───── Dataset excerpt

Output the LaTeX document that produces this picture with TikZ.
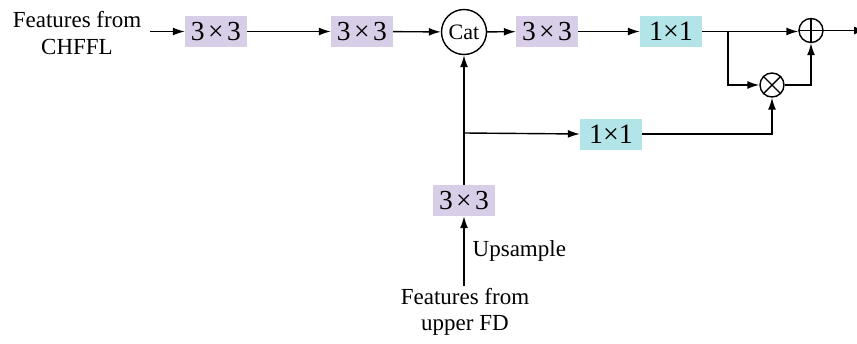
\documentclass[tikz,border=0pt]{standalone}
\usepackage{fontspec}
\setmainfont{Liberation Serif}
\usetikzlibrary{arrows.meta,calc}
\definecolor{lav}{RGB}{217,206,232}
\definecolor{cyanbox}{RGB}{179,228,232}
\newcommand{\kx}[2]{#1\kern3.5pt×\kern3.5pt#2}
\begin{document}
\begin{tikzpicture}[x=1pt,y=-1pt,
  conv/.style={fill=lav,minimum width=62pt,minimum height=31pt,inner sep=0pt,font=\fontsize{27.5}{30}\selectfont},
  pw/.style={fill=cyanbox,minimum width=62pt,minimum height=31pt,inner sep=0pt,font=\fontsize{28}{30}\selectfont},
  lbl/.style={align=center,font=\fontsize{23}{26.5}\selectfont,inner sep=0pt},
  op/.style={circle,draw,line width=1.4pt,minimum size=24pt,inner sep=0pt},
  arr/.style={line width=1.4pt,-{Latex[length=12pt,width=8pt]}},
  ln/.style={line width=1.4pt}]
\useasboundingbox (0,0) rectangle (857,343);
\node[lbl] (in) at (77,33) {Features from\\CHFFL};
\node[conv] (b1) at (216,31.5) {\kx33};
\node[conv] (b2) at (362,31.5) {\kx33};
\node[circle,draw,line width=1.4pt,minimum size=45pt,inner sep=0pt,font=\fontsize{22}{24}\selectfont] (cat) at (464,32) {Cat};
\node[conv] (b3) at (547,31.5) {\kx33};
\node[pw] (c1) at (671,31.5) {1×1};
\node[op] (plus) at (811,30.5) {};
\draw[ln] (plus.north) -- (plus.south) (plus.west) -- (plus.east);
\node[op] (times) at (772,85) {};
\draw[ln] (times.north west) -- (times.south east) (times.north east) -- (times.south west);
\node[pw] (c2) at (611,134) {1×1};
\node[conv] (b4) at (464,200.5) {\kx33};
\node[lbl] (up) at (465,312) {Features from\\upper FD};
\coordinate (src) at (150,31.5);
\coordinate (br1) at (728,31.5);
\coordinate (br2) at (464,133);
\coordinate (low) at (464,286);
\coordinate (out) at (866,30.5);
\draw[arr] (src) -- (b1.west);
\draw[arr] (b1) -- (b2);
\draw[arr] (b2) -- (cat);
\draw[arr] (cat) -- (b3);
\draw[arr] (b3) -- (c1);
\draw[arr] (c1.east) -- (c1.east -| plus.west);
\draw[arr] (br1) |- (times.west);
\draw[arr] (times.east) -| (plus.south);
\draw[arr] (c2.east) -| (times.south);
\draw[arr] (b4.north) -- (cat.south);
\draw[arr] (br2) -- (c2.west);
\draw[arr] (low) -- node[right=8pt,lbl]{Upsample} (b4.south);
\draw[arr] (plus.east) -- (out);
\end{tikzpicture}
\end{document}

──────────

▶ [The exercise]: Without the pictures, print the whole listing exactly as given.

▶ [Response]:
Output the LaTeX document that produces this picture with TikZ.
\documentclass[tikz,border=0pt]{standalone}
\usepackage{fontspec}
\setmainfont{Liberation Serif}
\usetikzlibrary{arrows.meta,calc}
\definecolor{lav}{RGB}{217,206,232}
\definecolor{cyanbox}{RGB}{179,228,232}
\newcommand{\kx}[2]{#1\kern3.5pt×\kern3.5pt#2}
\begin{document}
\begin{tikzpicture}[x=1pt,y=-1pt,
  conv/.style={fill=lav,minimum width=62pt,minimum height=31pt,inner sep=0pt,font=\fontsize{27.5}{30}\selectfont},
  pw/.style={fill=cyanbox,minimum width=62pt,minimum height=31pt,inner sep=0pt,font=\fontsize{28}{30}\selectfont},
  lbl/.style={align=center,font=\fontsize{23}{26.5}\selectfont,inner sep=0pt},
  op/.style={circle,draw,line width=1.4pt,minimum size=24pt,inner sep=0pt},
  arr/.style={line width=1.4pt,-{Latex[length=12pt,width=8pt]}},
  ln/.style={line width=1.4pt}]
\useasboundingbox (0,0) rectangle (857,343);
\node[lbl] (in) at (77,33) {Features from\\CHFFL};
\node[conv] (b1) at (216,31.5) {\kx33};
\node[conv] (b2) at (362,31.5) {\kx33};
\node[circle,draw,line width=1.4pt,minimum size=45pt,inner sep=0pt,font=\fontsize{22}{24}\selectfont] (cat) at (464,32) {Cat};
\node[conv] (b3) at (547,31.5) {\kx33};
\node[pw] (c1) at (671,31.5) {1×1};
\node[op] (plus) at (811,30.5) {};
\draw[ln] (plus.north) -- (plus.south) (plus.west) -- (plus.east);
\node[op] (times) at (772,85) {};
\draw[ln] (times.north west) -- (times.south east) (times.north east) -- (times.south west);
\node[pw] (c2) at (611,134) {1×1};
\node[conv] (b4) at (464,200.5) {\kx33};
\node[lbl] (up) at (465,312) {Features from\\upper FD};
\coordinate (src) at (150,31.5);
\coordinate (br1) at (728,31.5);
\coordinate (br2) at (464,133);
\coordinate (low) at (464,286);
\coordinate (out) at (866,30.5);
\draw[arr] (src) -- (b1.west);
\draw[arr] (b1) -- (b2);
\draw[arr] (b2) -- (cat);
\draw[arr] (cat) -- (b3);
\draw[arr] (b3) -- (c1);
\draw[arr] (c1.east) -- (c1.east -| plus.west);
\draw[arr] (br1) |- (times.west);
\draw[arr] (times.east) -| (plus.south);
\draw[arr] (c2.east) -| (times.south);
\draw[arr] (b4.north) -- (cat.south);
\draw[arr] (br2) -- (c2.west);
\draw[arr] (low) -- node[right=8pt,lbl]{Upsample} (b4.south);
\draw[arr] (plus.east) -- (out);
\end{tikzpicture}
\end{document}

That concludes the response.